### Information shown

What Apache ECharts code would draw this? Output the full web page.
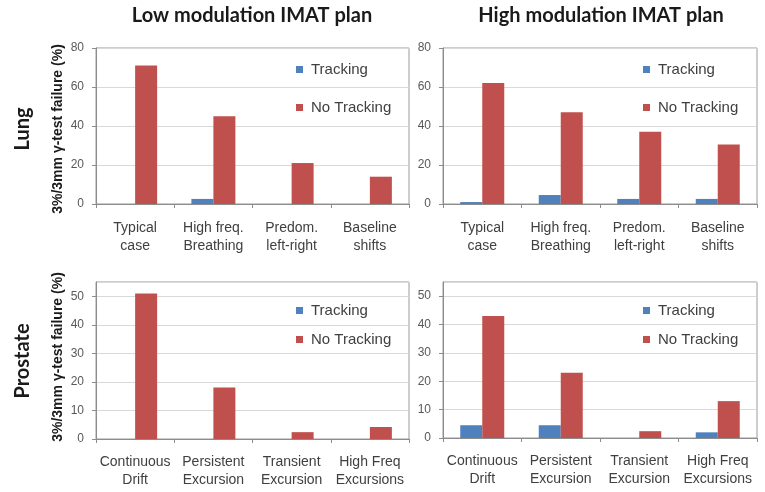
<!DOCTYPE html>
<html>
<head>
<meta charset="utf-8">
<script src="https://cdn.jsdelivr.net/npm/echarts@6/dist/echarts.min.js"></script>
<style>html,body{margin:0;padding:0;background:#fff}#c{width:765px;height:492px}</style>
</head>
<body>
<div id="c"></div>
<script>
const lungCategories = ['Typical\ncase', 'High freq.\nBreathing', 'Predom.\nleft-right', 'Baseline\nshifts'];
const prostateCategories = ['Continuous\nDrift', 'Persistent\nExcursion', 'Transient\nExcursion', 'High Freq\nExcursions'];
const seriesNames = ['Tracking', 'No Tracking'];

const lungLowTracking = [0, 2.6, 0, 0];
const lungLowNoTracking = [71, 45, 21, 14];
const lungHighTracking = [1, 4.6, 2.6, 2.6];
const lungHighNoTracking = [62, 47, 37, 30.5];
const prostateLowTracking = [0, 0, 0, 0];
const prostateLowNoTracking = [51, 18, 2.4, 4.2];
const prostateHighTracking = [4.5, 4.5, 0, 2];
const prostateHighNoTracking = [43, 23, 2.4, 13];

const columnTitles = ['Low modulation IMAT plan', 'High modulation IMAT plan'];
const rowTitles = ['Lung', 'Prostate'];
const yAxisTitle = '3%/3mm \u03b3-test failure (%)';

const BLUE = '#4F81BD', RED = '#C0504D';

const grids = [
  {left: 96, top: 48, width: 313, height: 156},
  {left: 443, top: 48, width: 314, height: 156},
  {left: 96, top: 282, width: 313, height: 157},
  {left: 443, top: 282, width: 314, height: 156}
];
const panels = [
  {cats: lungCategories, t: lungLowTracking, n: lungLowNoTracking, max: 80, interval: 20, legendTop: 62, legendGap: 23, margin: 15},
  {cats: lungCategories, t: lungHighTracking, n: lungHighNoTracking, max: 80, interval: 20, legendTop: 62, legendGap: 23, margin: 15},
  {cats: prostateCategories, t: prostateLowTracking, n: prostateLowNoTracking, max: 55, interval: 10, legendTop: 303, legendGap: 14, margin: 14},
  {cats: prostateCategories, t: prostateHighTracking, n: prostateHighNoTracking, max: 55, interval: 10, legendTop: 303, legendGap: 14, margin: 14}
];

const option = {
  backgroundColor: '#fff',
  animation: false,
  grid: grids.map(g => Object.assign({show: true, borderColor: '#9a9a9a', borderWidth: 1, backgroundColor: '#fff'}, g)),
  xAxis: panels.map((p, i) => ({
    type: 'category', gridIndex: i, data: p.cats,
    axisLine: {lineStyle: {color: '#8c8c8c'}},
    axisTick: {show: true, length: 4, lineStyle: {color: '#8c8c8c'}},
    axisLabel: {interval: 0, color: '#404040', fontFamily: 'Liberation Sans', fontSize: 14, lineHeight: 18, margin: p.margin}
  })),
  yAxis: panels.map((p, i) => ({
    type: 'value', gridIndex: i, min: 0, max: p.max, interval: p.interval,
    axisLine: {show: true, lineStyle: {color: '#8c8c8c'}},
    axisTick: {show: true, length: 4, lineStyle: {color: '#8c8c8c'}},
    splitLine: {lineStyle: {color: '#d9d9d9'}},
    axisLabel: {color: '#595959', fontFamily: 'Liberation Sans', fontSize: 12, margin: 12, showMaxLabel: p.max % p.interval === 0}
  })),
  legend: panels.map((p, i) => ({
    data: seriesNames, orient: 'vertical', left: grids[i].left + 200, top: p.legendTop, padding: 0,
    itemWidth: 7, itemHeight: 7, itemGap: p.legendGap, icon: 'rect',
    textStyle: {color: '#404040', fontFamily: 'Liberation Sans', fontSize: 15, padding: [0, 0, 0, 3]}
  })),
  series: [].concat(...panels.map((p, i) => ([
    {name: seriesNames[0], type: 'bar', xAxisIndex: i, yAxisIndex: i, data: p.t, barWidth: 22, barGap: '0%', itemStyle: {color: BLUE}},
    {name: seriesNames[1], type: 'bar', xAxisIndex: i, yAxisIndex: i, data: p.n, barWidth: 22, barGap: '0%', itemStyle: {color: RED}}
  ]))),
  graphic: [
    {type: 'text', x: 252, y: 16, style: {text: columnTitles[0], font: 'bold 20px Lato', fill: '#1a1a1a', align: 'center', verticalAlign: 'middle', textAlign: 'center', textVerticalAlign: 'middle'}},
    {type: 'text', x: 601, y: 16, style: {text: columnTitles[1], font: 'bold 20px Lato', fill: '#1a1a1a', align: 'center', verticalAlign: 'middle', textAlign: 'center', textVerticalAlign: 'middle'}},
    {type: 'text', x: 23, y: 129, rotation: Math.PI / 2, style: {text: rowTitles[0], font: 'bold 20px Lato', fill: '#1a1a1a', align: 'center', verticalAlign: 'middle', textAlign: 'center', textVerticalAlign: 'middle'}},
    {type: 'text', x: 23, y: 361, rotation: Math.PI / 2, style: {text: rowTitles[1], font: 'bold 20px Lato', fill: '#1a1a1a', align: 'center', verticalAlign: 'middle', textAlign: 'center', textVerticalAlign: 'middle'}},
    {type: 'text', x: 58, y: 129, rotation: Math.PI / 2, style: {text: yAxisTitle, font: 'bold 14px Liberation Sans', fill: '#1a1a1a', align: 'center', verticalAlign: 'middle', textAlign: 'center', textVerticalAlign: 'middle'}},
    {type: 'text', x: 58, y: 357, rotation: Math.PI / 2, style: {text: yAxisTitle, font: 'bold 14px Liberation Sans', fill: '#1a1a1a', align: 'center', verticalAlign: 'middle', textAlign: 'center', textVerticalAlign: 'middle'}}
  ]
};
echarts.init(document.getElementById('c'), null, {renderer: 'canvas'}).setOption(option);
</script>
</body>
</html>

### Given task
Go through the listing above and quote it exactly, apart from its images.

### Correct answer
What Apache ECharts code would draw this? Output the full web page.
<!DOCTYPE html>
<html>
<head>
<meta charset="utf-8">
<script src="https://cdn.jsdelivr.net/npm/echarts@6/dist/echarts.min.js"></script>
<style>html,body{margin:0;padding:0;background:#fff}#c{width:765px;height:492px}</style>
</head>
<body>
<div id="c"></div>
<script>
const lungCategories = ['Typical\ncase', 'High freq.\nBreathing', 'Predom.\nleft-right', 'Baseline\nshifts'];
const prostateCategories = ['Continuous\nDrift', 'Persistent\nExcursion', 'Transient\nExcursion', 'High Freq\nExcursions'];
const seriesNames = ['Tracking', 'No Tracking'];

const lungLowTracking = [0, 2.6, 0, 0];
const lungLowNoTracking = [71, 45, 21, 14];
const lungHighTracking = [1, 4.6, 2.6, 2.6];
const lungHighNoTracking = [62, 47, 37, 30.5];
const prostateLowTracking = [0, 0, 0, 0];
const prostateLowNoTracking = [51, 18, 2.4, 4.2];
const prostateHighTracking = [4.5, 4.5, 0, 2];
const prostateHighNoTracking = [43, 23, 2.4, 13];

const columnTitles = ['Low modulation IMAT plan', 'High modulation IMAT plan'];
const rowTitles = ['Lung', 'Prostate'];
const yAxisTitle = '3%/3mm \u03b3-test failure (%)';

const BLUE = '#4F81BD', RED = '#C0504D';

const grids = [
  {left: 96, top: 48, width: 313, height: 156},
  {left: 443, top: 48, width: 314, height: 156},
  {left: 96, top: 282, width: 313, height: 157},
  {left: 443, top: 282, width: 314, height: 156}
];
const panels = [
  {cats: lungCategories, t: lungLowTracking, n: lungLowNoTracking, max: 80, interval: 20, legendTop: 62, legendGap: 23, margin: 15},
  {cats: lungCategories, t: lungHighTracking, n: lungHighNoTracking, max: 80, interval: 20, legendTop: 62, legendGap: 23, margin: 15},
  {cats: prostateCategories, t: prostateLowTracking, n: prostateLowNoTracking, max: 55, interval: 10, legendTop: 303, legendGap: 14, margin: 14},
  {cats: prostateCategories, t: prostateHighTracking, n: prostateHighNoTracking, max: 55, interval: 10, legendTop: 303, legendGap: 14, margin: 14}
];

const option = {
  backgroundColor: '#fff',
  animation: false,
  grid: grids.map(g => Object.assign({show: true, borderColor: '#9a9a9a', borderWidth: 1, backgroundColor: '#fff'}, g)),
  xAxis: panels.map((p, i) => ({
    type: 'category', gridIndex: i, data: p.cats,
    axisLine: {lineStyle: {color: '#8c8c8c'}},
    axisTick: {show: true, length: 4, lineStyle: {color: '#8c8c8c'}},
    axisLabel: {interval: 0, color: '#404040', fontFamily: 'Liberation Sans', fontSize: 14, lineHeight: 18, margin: p.margin}
  })),
  yAxis: panels.map((p, i) => ({
    type: 'value', gridIndex: i, min: 0, max: p.max, interval: p.interval,
    axisLine: {show: true, lineStyle: {color: '#8c8c8c'}},
    axisTick: {show: true, length: 4, lineStyle: {color: '#8c8c8c'}},
    splitLine: {lineStyle: {color: '#d9d9d9'}},
    axisLabel: {color: '#595959', fontFamily: 'Liberation Sans', fontSize: 12, margin: 12, showMaxLabel: p.max % p.interval === 0}
  })),
  legend: panels.map((p, i) => ({
    data: seriesNames, orient: 'vertical', left: grids[i].left + 200, top: p.legendTop, padding: 0,
    itemWidth: 7, itemHeight: 7, itemGap: p.legendGap, icon: 'rect',
    textStyle: {color: '#404040', fontFamily: 'Liberation Sans', fontSize: 15, padding: [0, 0, 0, 3]}
  })),
  series: [].concat(...panels.map((p, i) => ([
    {name: seriesNames[0], type: 'bar', xAxisIndex: i, yAxisIndex: i, data: p.t, barWidth: 22, barGap: '0%', itemStyle: {color: BLUE}},
    {name: seriesNames[1], type: 'bar', xAxisIndex: i, yAxisIndex: i, data: p.n, barWidth: 22, barGap: '0%', itemStyle: {color: RED}}
  ]))),
  graphic: [
    {type: 'text', x: 252, y: 16, style: {text: columnTitles[0], font: 'bold 20px Lato', fill: '#1a1a1a', align: 'center', verticalAlign: 'middle', textAlign: 'center', textVerticalAlign: 'middle'}},
    {type: 'text', x: 601, y: 16, style: {text: columnTitles[1], font: 'bold 20px Lato', fill: '#1a1a1a', align: 'center', verticalAlign: 'middle', textAlign: 'center', textVerticalAlign: 'middle'}},
    {type: 'text', x: 23, y: 129, rotation: Math.PI / 2, style: {text: rowTitles[0], font: 'bold 20px Lato', fill: '#1a1a1a', align: 'center', verticalAlign: 'middle', textAlign: 'center', textVerticalAlign: 'middle'}},
    {type: 'text', x: 23, y: 361, rotation: Math.PI / 2, style: {text: rowTitles[1], font: 'bold 20px Lato', fill: '#1a1a1a', align: 'center', verticalAlign: 'middle', textAlign: 'center', textVerticalAlign: 'middle'}},
    {type: 'text', x: 58, y: 129, rotation: Math.PI / 2, style: {text: yAxisTitle, font: 'bold 14px Liberation Sans', fill: '#1a1a1a', align: 'center', verticalAlign: 'middle', textAlign: 'center', textVerticalAlign: 'middle'}},
    {type: 'text', x: 58, y: 357, rotation: Math.PI / 2, style: {text: yAxisTitle, font: 'bold 14px Liberation Sans', fill: '#1a1a1a', align: 'center', verticalAlign: 'middle', textAlign: 'center', textVerticalAlign: 'middle'}}
  ]
};
echarts.init(document.getElementById('c'), null, {renderer: 'canvas'}).setOption(option);
</script>
</body>
</html>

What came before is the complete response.